Blue Origin has privately acknowledged in conversations with French satellite firm Eutelsat SA – its first New Glenn customer – that its 2020 time frame is “very aggressive,” a person with direct knowledge of talks between the companies said.
The firms have padded their contract, which covers the launch of a geostationary satellite in the period 2021-2022, so that Blue Origin will incur no penalties if it is late, the person added.
Yohann Leroy, Eutelsat’s Deputy Chief Executive Officer, declined to discuss details of his company’s contract with Blue Origin, but said he was optimistic New Glenn will be ready to carry his firm’s satellite by the end of 2022.
“Of course, I cannot guarantee that they will respect their initial timeline, but we are confident that they will not be very far from it,” Leroy said.
A Blue Origin spokeswoman did not respond to requests for comment about the company’s hiring practices, strategy or competitive challenges. The private firm has been tight-lipped on New Glenn’s production status and plans for bringing it to market.

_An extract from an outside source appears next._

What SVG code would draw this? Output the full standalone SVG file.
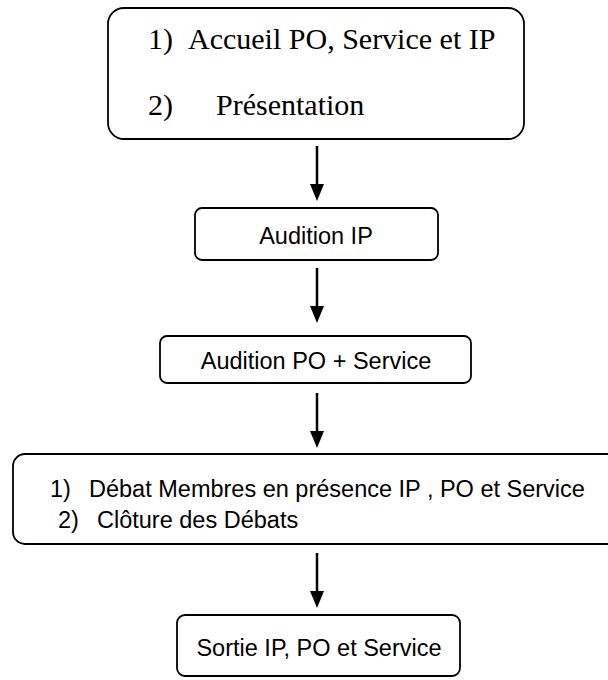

Mounting a successful test in 2020 would give Blue Origin its best shot at fending off competing rockets and new ones expected to enter the market in the next few years, analysts said.
Rivals include aerospace stalwarts United Launch Alliance, a partnership between Boeing Co and Lockheed Martin ; and France’s ArianeGroup, a joint venture between Airbus and Safran. Japan and China are likewise designing reusable rockets.
But 18 years after its founding, Blue Origin has found itself lagging a competitor closer to home: SpaceX.
Founded by Tesla Chief Executive Elon Musk, the Hawthorne, California-based company has upended the space industry with its relatively low-cost reusable Falcon 9 rockets. SpaceX has completed more than 50 successful Falcon launches and snagged billions of dollars’ worth of contracts, including deals with NASA and the U.S. Department of Defense.
SpaceX in February transfixed a global audience with the successful test launch of its newest rocket, the Falcon Heavy, the most powerful operational rocket in the world.
Musk had predicted “game over” for other makers of heavy rockets if his launch succeeded.
The good news for Blue Origin is that demand for satellite launch services is projected to soar.
Around 800 small satellites are expected to launch annually beginning around 2020, more than double the annual average over the past decade, according to Marco Caceres, senior space analyst with Fairfax, Virginia-based Teal Group.
“If New Glenn can be ready in the next two years (Blue Origin) may be able to seize that window of opportunity,” he said.